The end of the long Covid19 lockdown appears to be in sight and most of us are making plans for when full freedom of movement is finally restored. It would be a lost opportunity if we were to return to “business as usual” with nothing learnt from these three unique months of our lives. The pandemic has caused for some the greatest of moral and physical sufferings, for others immense workloads and financial reverses, and for all at least significant upset to personal plans. And yet it has also brought blessings with it: the recognition of the importance of time spent with family, delight in simpler forms of entertainment, time for deep study and reflection, the discovery of the feasibility of working from home, etc. Perhaps we should see the providential design of God at work in all this; has not God been teaching us lessons which could never have been learnt outside of such an extraordinary scenario? Briefly our lives have emerged from a frenzy well identified by Josef Pieper:
The more the absolute claim of the merely utilitarian threatens to coat all of existence with a film, the more man needs every once in a while, for the sake of a truly human life, this chance to be able to emerge from the frenzy of sights and sounds (buy this, drink that, eat this, amuse yourself here, demonstrate for or against) that incessantly cries out to him and to step into a space in which silence reigns and thus true listening becomes possible, listening to the reality on which our existence is based and by which it is constantly nourished and renewed (Problems of Modern Faith).

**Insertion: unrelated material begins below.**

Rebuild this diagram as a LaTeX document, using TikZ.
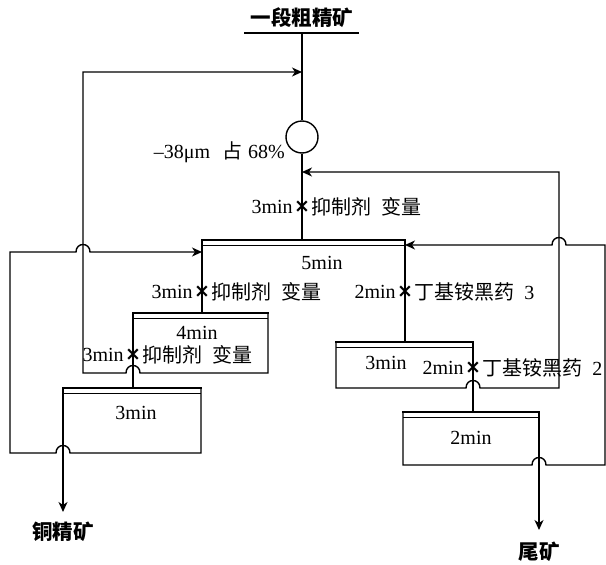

The word frenzy goes back to the Latin phreneticus “delirious”. It is an apt description of the kind of madness manifested in a craving for the incessant stimulation of new products and new experiences. For a while divine providence has done us the great favour of halting our merry-go-round, allowing us to glimpse the possibility of an interior life:
A change! You say you need a change!… opening your eyes wide so as to take in better the images of things, or almost closing them because you are short-sighted. Close them altogether! Have interior life, and you will see, in undreamt-of colour and relief, the wonders of a better world, of a new world: and you will draw close to God …, and know your weakness …, and be deified … with a deification which, by bringing you nearer to your Father, will make you more a brother of your fellow-men (St Josemaria Escriva, The Way, 283).